◆ **Data provided**
============

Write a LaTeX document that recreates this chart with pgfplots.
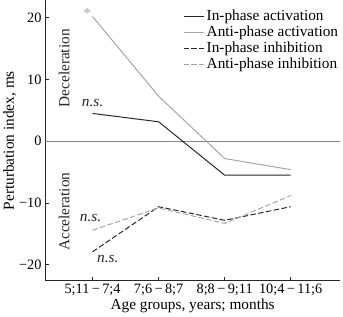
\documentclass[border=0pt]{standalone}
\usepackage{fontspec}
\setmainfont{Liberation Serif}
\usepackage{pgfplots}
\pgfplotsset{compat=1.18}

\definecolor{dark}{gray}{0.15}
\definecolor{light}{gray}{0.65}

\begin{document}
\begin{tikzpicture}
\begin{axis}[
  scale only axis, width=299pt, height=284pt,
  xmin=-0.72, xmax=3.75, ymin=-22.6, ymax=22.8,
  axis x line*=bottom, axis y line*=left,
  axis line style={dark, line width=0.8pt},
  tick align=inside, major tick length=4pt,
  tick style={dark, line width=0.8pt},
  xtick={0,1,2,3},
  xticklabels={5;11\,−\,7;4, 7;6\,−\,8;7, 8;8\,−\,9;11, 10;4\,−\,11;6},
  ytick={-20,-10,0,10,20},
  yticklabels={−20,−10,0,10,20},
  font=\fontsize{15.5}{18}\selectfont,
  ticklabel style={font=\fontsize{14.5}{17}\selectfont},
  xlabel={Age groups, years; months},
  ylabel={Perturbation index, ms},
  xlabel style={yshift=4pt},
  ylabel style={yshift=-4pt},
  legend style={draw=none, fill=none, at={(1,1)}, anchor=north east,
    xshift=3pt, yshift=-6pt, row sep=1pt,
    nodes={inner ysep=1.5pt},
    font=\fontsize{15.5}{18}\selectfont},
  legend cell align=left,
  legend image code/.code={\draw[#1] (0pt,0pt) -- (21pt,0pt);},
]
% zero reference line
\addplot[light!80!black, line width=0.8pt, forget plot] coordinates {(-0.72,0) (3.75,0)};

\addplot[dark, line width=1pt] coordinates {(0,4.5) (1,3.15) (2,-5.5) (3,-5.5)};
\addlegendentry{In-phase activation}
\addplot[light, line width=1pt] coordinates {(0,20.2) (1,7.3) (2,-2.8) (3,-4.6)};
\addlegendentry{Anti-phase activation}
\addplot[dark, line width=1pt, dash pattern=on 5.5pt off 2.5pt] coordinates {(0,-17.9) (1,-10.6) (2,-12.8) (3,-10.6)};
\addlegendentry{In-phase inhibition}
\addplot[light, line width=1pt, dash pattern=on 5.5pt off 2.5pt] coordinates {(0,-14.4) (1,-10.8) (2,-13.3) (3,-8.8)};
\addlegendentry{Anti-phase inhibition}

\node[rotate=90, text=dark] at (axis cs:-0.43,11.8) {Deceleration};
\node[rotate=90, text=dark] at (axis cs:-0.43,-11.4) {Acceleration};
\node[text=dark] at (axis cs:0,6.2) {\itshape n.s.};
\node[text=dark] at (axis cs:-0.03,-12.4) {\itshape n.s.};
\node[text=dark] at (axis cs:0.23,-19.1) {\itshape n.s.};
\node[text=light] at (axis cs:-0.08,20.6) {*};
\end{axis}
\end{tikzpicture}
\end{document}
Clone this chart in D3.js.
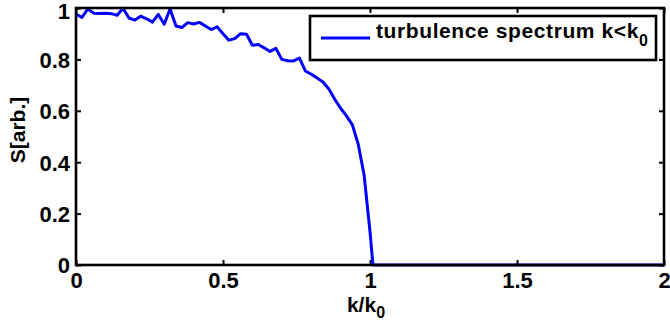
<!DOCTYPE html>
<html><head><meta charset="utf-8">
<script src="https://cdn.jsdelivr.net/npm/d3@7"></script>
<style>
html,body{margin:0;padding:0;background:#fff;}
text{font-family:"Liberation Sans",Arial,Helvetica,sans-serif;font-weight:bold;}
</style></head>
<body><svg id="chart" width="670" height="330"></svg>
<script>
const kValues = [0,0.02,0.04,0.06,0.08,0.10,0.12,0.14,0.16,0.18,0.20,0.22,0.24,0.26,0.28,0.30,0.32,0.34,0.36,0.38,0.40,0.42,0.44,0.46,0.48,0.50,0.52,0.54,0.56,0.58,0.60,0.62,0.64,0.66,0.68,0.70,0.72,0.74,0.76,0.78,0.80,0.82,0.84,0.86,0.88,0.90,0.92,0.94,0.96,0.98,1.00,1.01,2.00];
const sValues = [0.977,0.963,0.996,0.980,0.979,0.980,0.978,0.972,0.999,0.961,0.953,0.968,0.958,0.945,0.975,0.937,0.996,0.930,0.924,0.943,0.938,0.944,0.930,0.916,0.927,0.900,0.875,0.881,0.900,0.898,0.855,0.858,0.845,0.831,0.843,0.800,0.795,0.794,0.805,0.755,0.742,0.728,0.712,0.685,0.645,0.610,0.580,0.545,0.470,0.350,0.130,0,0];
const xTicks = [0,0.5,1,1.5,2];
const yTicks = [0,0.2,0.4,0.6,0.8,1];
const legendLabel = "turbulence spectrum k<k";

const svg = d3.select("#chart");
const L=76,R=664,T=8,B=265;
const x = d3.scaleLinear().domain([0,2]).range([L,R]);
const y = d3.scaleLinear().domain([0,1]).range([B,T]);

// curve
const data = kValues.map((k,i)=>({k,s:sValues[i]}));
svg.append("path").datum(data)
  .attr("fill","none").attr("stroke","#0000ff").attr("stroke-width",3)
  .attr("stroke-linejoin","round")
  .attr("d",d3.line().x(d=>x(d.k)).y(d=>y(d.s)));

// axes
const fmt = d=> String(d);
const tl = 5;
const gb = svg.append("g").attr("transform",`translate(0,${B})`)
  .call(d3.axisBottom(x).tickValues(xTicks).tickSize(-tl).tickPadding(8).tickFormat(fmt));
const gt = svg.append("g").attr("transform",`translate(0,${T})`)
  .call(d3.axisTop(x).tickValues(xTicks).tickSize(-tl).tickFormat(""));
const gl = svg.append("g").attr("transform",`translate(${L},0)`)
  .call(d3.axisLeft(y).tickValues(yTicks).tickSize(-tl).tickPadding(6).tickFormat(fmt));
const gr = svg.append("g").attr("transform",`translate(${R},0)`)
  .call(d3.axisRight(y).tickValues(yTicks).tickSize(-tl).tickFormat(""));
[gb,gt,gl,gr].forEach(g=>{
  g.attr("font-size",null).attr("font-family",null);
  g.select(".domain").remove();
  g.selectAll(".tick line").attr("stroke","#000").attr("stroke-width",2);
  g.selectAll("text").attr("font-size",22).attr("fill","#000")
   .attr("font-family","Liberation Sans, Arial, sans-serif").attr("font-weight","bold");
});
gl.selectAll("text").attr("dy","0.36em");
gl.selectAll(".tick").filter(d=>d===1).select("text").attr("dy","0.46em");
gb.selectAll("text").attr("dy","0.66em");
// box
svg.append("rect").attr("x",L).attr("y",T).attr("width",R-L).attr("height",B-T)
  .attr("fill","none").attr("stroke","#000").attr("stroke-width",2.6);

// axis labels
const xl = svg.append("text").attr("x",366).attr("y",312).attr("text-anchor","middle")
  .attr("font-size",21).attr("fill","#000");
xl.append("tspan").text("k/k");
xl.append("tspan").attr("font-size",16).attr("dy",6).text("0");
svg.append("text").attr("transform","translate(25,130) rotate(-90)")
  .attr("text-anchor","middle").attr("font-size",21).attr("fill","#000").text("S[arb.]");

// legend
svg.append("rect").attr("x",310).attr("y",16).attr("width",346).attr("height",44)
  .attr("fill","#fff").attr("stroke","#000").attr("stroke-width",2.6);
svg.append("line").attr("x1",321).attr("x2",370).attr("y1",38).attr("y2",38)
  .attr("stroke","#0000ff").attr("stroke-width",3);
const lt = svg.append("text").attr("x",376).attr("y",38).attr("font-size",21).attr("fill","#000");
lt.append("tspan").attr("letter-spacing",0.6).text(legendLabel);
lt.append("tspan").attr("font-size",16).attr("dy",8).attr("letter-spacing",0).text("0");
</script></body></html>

============

◆ **Short problem**
Gather every line from the entries above where the word "chart" appears, and copy them.

◆ **Finished answer**
Write a LaTeX document that recreates this chart with pgfplots.
Clone this chart in D3.js.
<body><svg id="chart" width="670" height="330"></svg>
const svg = d3.select("#chart");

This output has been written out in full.